-- TASK DETAILS --
Find the lines that hold the word "Write" and return them.

Items listed in a dataset:
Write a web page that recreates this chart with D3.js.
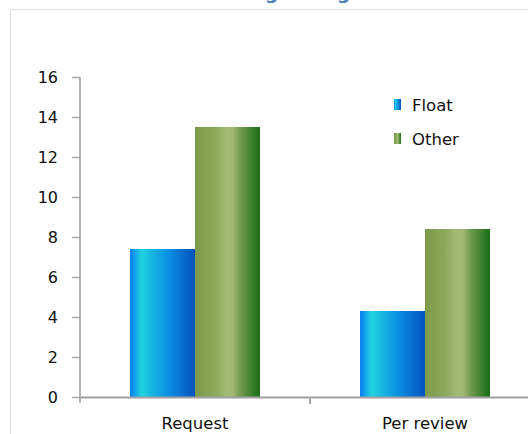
<!DOCTYPE html>
<html><head><meta charset="utf-8">
<script src="https://cdn.jsdelivr.net/npm/d3@7"></script>
<style>html,body{margin:0;padding:0;background:#fff;overflow:hidden}</style>
</head><body><svg id="c" width="528" height="434"></svg>
<script>
const categories = ["Request", "Per review"];
const seriesNames = ["Float", "Other"];
const floatValues = [7.4, 4.3];
const otherValues = [13.5, 8.4];
const yTicks = [0, 2, 4, 6, 8, 10, 12, 14, 16];
const titleText = "Debug Changes";

const svg = d3.select("#c");
const font = "DejaVu Sans, sans-serif";
const defs = svg.append("defs");
function grad(id, stops) {
  const g = defs.append("linearGradient").attr("id", id).attr("x1", "0%").attr("x2", "100%").attr("y1", "0%").attr("y2", "0%");
  stops.forEach(s => g.append("stop").attr("offset", s[0]).attr("stop-color", s[1]));
}
grad("gFloat", [["0%", "#0a7cf2"], ["18%", "#22d4e2"], ["30%", "#18bce0"], ["60%", "#0a8ee2"], ["100%", "#0552bc"]]);
grad("gOther", [["0%", "#7c9a48"], ["30%", "#8aa858"], ["48%", "#a2ba72"], ["58%", "#a0b870"], ["72%", "#6a9848"], ["100%", "#186c16"]]);
const fills = ["url(#gFloat)", "url(#gOther)"];

// frame
svg.append("rect").attr("x", 10.5).attr("y", 9.5).attr("width", 600).attr("height", 500)
  .attr("fill", "none").attr("stroke", "#dcdcdc").attr("stroke-width", 1);

// title (clipped off the top edge, as in the reference)
const t = svg.append("text").attr("y", -2).attr("font-family", font).attr("font-weight", "bold")
  .attr("font-size", 21).attr("fill", "#4a80b8").text(titleText);
let d0 = t.node().getStartPositionOfChar(10).x - t.node().getStartPositionOfChar(4).x;
const fs = 21 * 72 / d0;
t.attr("font-size", fs).attr("y", 3 - fs * 0.23);
const gx = t.node().getStartPositionOfChar(4).x;
t.attr("x", 265 - gx);

const x0 = d3.scaleBand().domain(categories).range([80, 540]).paddingInner(0).paddingOuter(0);
const x1 = d3.scaleBand().domain(seriesNames).range([0, x0.bandwidth()]).paddingInner(0).paddingOuter(0.77);
const y = d3.scaleLinear().domain([0, 16]).range([397, 77]);

// y axis
const ya = svg.append("g").attr("transform", "translate(80,0)")
  .call(d3.axisLeft(y).tickValues(yTicks).tickSize(8).tickPadding(14).tickFormat(d3.format("d")));
ya.select(".domain").remove();
ya.selectAll(".tick line").attr("stroke", "#a8a8a8").attr("stroke-width", 1.5);
ya.selectAll(".tick text").attr("font-family", font).attr("font-size", 16).attr("fill", "#111");
svg.append("line").attr("x1", 80).attr("x2", 80).attr("y1", 77).attr("y2", 403).attr("stroke", "#9a9a9a").attr("stroke-width", 1.5);

// bars
const data = categories.map((c, i) => ({ c, vals: [floatValues[i], otherValues[i]] }));
const groups = svg.selectAll("g.grp").data(data).join("g").attr("class", "grp")
  .attr("transform", d => `translate(${x0(d.c)},0)`);
groups.selectAll("rect").data(d => d.vals.map((v, j) => ({ v, j }))).join("rect")
  .attr("x", d => x1(seriesNames[d.j])).attr("width", x1.bandwidth())
  .attr("y", d => y(d.v)).attr("height", d => y(0) - y(d.v))
  .attr("fill", d => fills[d.j]);

// x axis
const xa = svg.append("g").attr("transform", "translate(0,397)")
  .call(d3.axisBottom(x0).tickSize(0).tickPadding(20));
xa.select(".domain").attr("stroke", "#a0a0a0").attr("stroke-width", 2);
xa.selectAll(".tick text").attr("font-family", font).attr("font-size", 16.5).attr("fill", "#111");
svg.append("line").attr("x1", x0(categories[1])).attr("x2", x0(categories[1])).attr("y1", 397).attr("y2", 404)
  .attr("stroke", "#a8a8a8").attr("stroke-width", 2);

// legend
const lg = svg.append("g").attr("transform", "translate(394,99)");
seriesNames.forEach((s, i) => {
  lg.append("rect").attr("x", 0).attr("y", i * 34).attr("width", 7).attr("height", 11).attr("fill", fills[i]);
  lg.append("text").attr("x", 18).attr("y", i * 34 + 12).attr("font-family", font).attr("font-size", 16.5)
    .attr("fill", "#111").text(s);
});
</script></body></html>
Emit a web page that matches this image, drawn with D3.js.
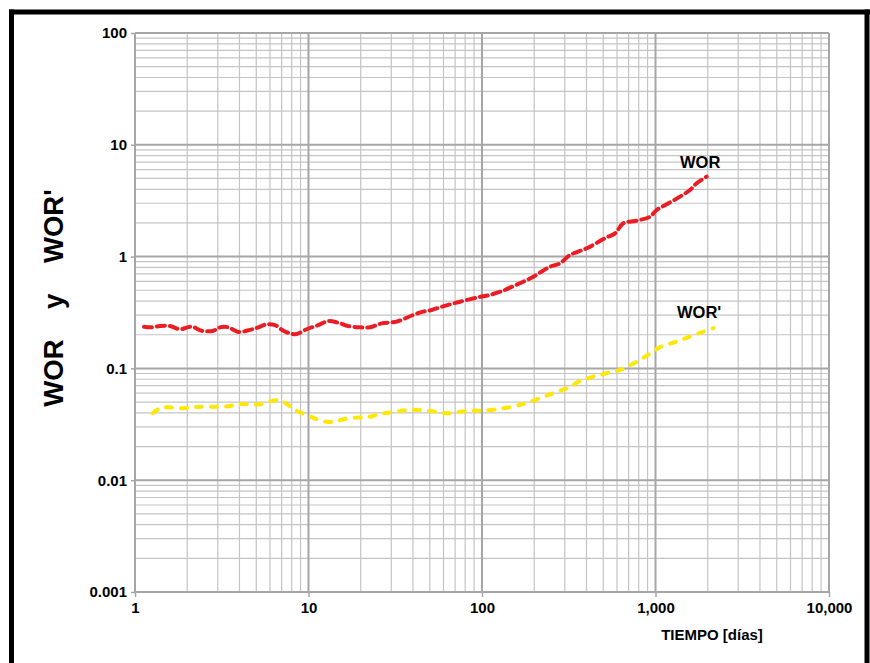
<!DOCTYPE html>
<html>
<head>
<meta charset="utf-8">
<script src="https://cdn.jsdelivr.net/npm/d3@7"></script>
<style>
  html, body { margin: 0; padding: 0; background: #fff; }
  svg { display: block; }
  text { font-family: Arial, "Liberation Sans", sans-serif; font-weight: bold; fill: #000; }
</style>
</head>
<body>
<svg id="chart" width="870" height="663"></svg>
<script>
// ---- data ----
const worTime = [1.127,1.232,1.393,1.591,1.817,2.123,2.424,2.827,3.09,3.45,3.939,4.6,5.137,5.742,6.41,7.16,7.82,8.55,9.76,11.39,13.0,14.85,16.96,19.81,22.62,26.42,32.24,40.2,45.9,51.3,58.6,65.4,74.7,95.2,111.2,132.7,141.8,173,197.6,225.6,246.6,281.6,321.6,401.4,523.4,584.3,652.3,779.2,929.5,1016,1160,1384,1581,1728,1972];
const worValues = [0.236,0.233,0.239,0.239,0.224,0.236,0.217,0.217,0.233,0.233,0.212,0.221,0.233,0.248,0.244,0.217,0.206,0.203,0.224,0.244,0.265,0.256,0.239,0.233,0.233,0.253,0.262,0.301,0.322,0.333,0.356,0.374,0.395,0.433,0.454,0.496,0.52,0.596,0.66,0.751,0.811,0.871,1.033,1.186,1.487,1.615,1.985,2.094,2.275,2.612,2.938,3.436,3.945,4.53,5.19];

const worpTime = [1.265,1.393,1.523,1.817,2.075,2.37,2.706,3.09,3.528,3.857,4.404,5.254,6.7,7.49,8.36,9.76,11.15,12.73,14.21,15.87,18.12,20.7,22.62,25.26,26.98,32.24,36.8,43.9,53.6,63.9,74.7,89.1,101.7,132.7,173,202.1,236,288,321.6,359,438,547,624,697,814,929.5,1062,1267,1446,1806,2155];
const worpValues = [0.0397,0.044,0.0449,0.044,0.0445,0.0454,0.0454,0.0454,0.0461,0.0478,0.0478,0.0478,0.0521,0.0481,0.0425,0.0383,0.0351,0.0334,0.0334,0.0351,0.0362,0.0365,0.037,0.0388,0.0397,0.041,0.0425,0.0425,0.041,0.0397,0.041,0.0419,0.0419,0.044,0.0481,0.0521,0.057,0.0641,0.0678,0.076,0.0843,0.0923,0.0968,0.105,0.119,0.136,0.155,0.17,0.183,0.208,0.229];

const xTickValues = [1, 10, 100, 1000, 10000];
const xTickLabels = ["1", "10", "100", "1,000", "10,000"];
const yTickValues = [0.001, 0.01, 0.1, 1, 10, 100];
const yTickLabels = ["0.001", "0.01", "0.1", "1", "10", "100"];

const xTitle = "TIEMPO [días]";
const yTitle = "WOR    y    WOR'";
const seriesLabels = ["WOR", "WOR'"];

// ---- drawing ----
const svg = d3.select("#chart");
const plotLeft = 135, plotRight = 829, plotTop = 33, plotBottom = 592;

const x = d3.scaleLog().domain([1, 10000]).range([plotLeft, plotRight]);
const y = d3.scaleLog().domain([0.001, 100]).range([plotBottom, plotTop]);

// frame
const frame = svg.append("g").attr("stroke", "#000").attr("stroke-width", 5).attr("fill", "none");
frame.append("line").attr("x1", 9).attr("x2", 870).attr("y1", 12).attr("y2", 12);
frame.append("line").attr("x1", 11.5).attr("x2", 11.5).attr("y1", 9.5).attr("y2", 663);
frame.append("line").attr("x1", 867).attr("x2", 867).attr("y1", 9.5).attr("y2", 663);

// minor grid values
function minorValues(lo, hi) {
  const out = [];
  for (let d = lo; d < hi; d *= 10) {
    for (let k = 2; k <= 9; k++) out.push(d * k);
  }
  return out;
}
const xMinor = minorValues(1, 10000);
const yMinor = minorValues(0.001, 100);

const grid = svg.append("g");
grid.selectAll("line.xm").data(xMinor).join("line")
  .attr("x1", d => x(d)).attr("x2", d => x(d))
  .attr("y1", plotTop).attr("y2", plotBottom)
  .attr("stroke", "#c4c4c4").attr("stroke-width", 1.2);
grid.selectAll("line.ym").data(yMinor).join("line")
  .attr("x1", plotLeft).attr("x2", plotRight)
  .attr("y1", d => y(d)).attr("y2", d => y(d))
  .attr("stroke", "#c4c4c4").attr("stroke-width", 1.2);
grid.selectAll("line.xM").data(xTickValues).join("line")
  .attr("x1", d => x(d)).attr("x2", d => x(d))
  .attr("y1", plotTop).attr("y2", plotBottom)
  .attr("stroke", "#a6a6a6").attr("stroke-width", 2);
grid.selectAll("line.yM").data(yTickValues).join("line")
  .attr("x1", plotLeft).attr("x2", plotRight)
  .attr("y1", d => y(d)).attr("y2", d => y(d))
  .attr("stroke", "#a6a6a6").attr("stroke-width", 2);

// axes
const xAxis = d3.axisBottom(x).tickValues(xTickValues)
  .tickFormat((d, i) => xTickLabels[i]).tickSize(5).tickPadding(4);
const gx = svg.append("g").attr("transform", `translate(0,${plotBottom})`).call(xAxis);
gx.select(".domain").remove();
gx.selectAll(".tick line").attr("stroke", "#a6a6a6").attr("stroke-width", 1.5);
gx.selectAll(".tick text").attr("font-size", 15).attr("font-weight", "bold")
  .attr("font-family", "Arial, 'Liberation Sans', sans-serif").attr("fill", "#000")
  .attr("dy", "0.78em");

const yAxis = d3.axisLeft(y).tickValues(yTickValues)
  .tickFormat((d, i) => yTickLabels[i]).tickSize(4).tickPadding(4);
const gy = svg.append("g").attr("transform", `translate(${plotLeft},0)`).call(yAxis);
gy.select(".domain").remove();
gy.selectAll(".tick line").attr("stroke", "#a6a6a6").attr("stroke-width", 1.5);
gy.selectAll(".tick text").attr("font-size", 15).attr("font-weight", "bold")
  .attr("font-family", "Arial, 'Liberation Sans', sans-serif").attr("fill", "#000");

// series
const line = d3.line().x(d => x(d[0])).y(d => y(d[1])).curve(d3.curveCatmullRom.alpha(0.5));
const worData = worTime.map((t, i) => [t, worValues[i]]);
const worpData = worpTime.map((t, i) => [t, worpValues[i]]);

svg.append("path").datum(worpData).attr("d", line)
  .attr("fill", "none").attr("stroke", "#ffe800").attr("stroke-width", 4)
  .attr("stroke-linecap", "round").attr("stroke-dasharray", "6,9");
svg.append("path").datum(worData).attr("d", line)
  .attr("fill", "none").attr("stroke", "#ec1c24").attr("stroke-width", 4)
  .attr("stroke-linecap", "round").attr("stroke-dasharray", "8,5");

// series labels
svg.append("text").attr("x", 680).attr("y", 168).attr("font-size", 16.5).text(seriesLabels[0]);
svg.append("text").attr("x", 677).attr("y", 318).attr("font-size", 16.5).text(seriesLabels[1]);

// axis titles
svg.append("text").attr("x", 712).attr("y", 640).attr("text-anchor", "middle")
  .attr("font-size", 15).text(xTitle);
svg.append("text").attr("transform", "translate(63,298) rotate(-90)")
  .attr("text-anchor", "middle").attr("font-size", 27.5)
  .style("white-space", "pre").text(yTitle);
</script>
</body>
</html>
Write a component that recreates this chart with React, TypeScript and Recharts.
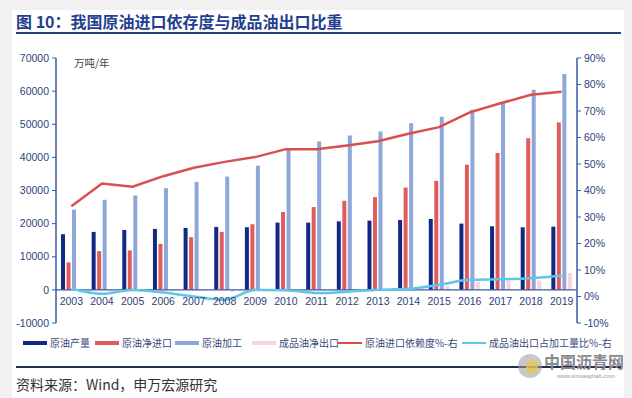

-- ANSWER BELOW --
Write a web page that recreates this chart with D3.js.
Write a component that recreates this chart with React, TypeScript and Recharts.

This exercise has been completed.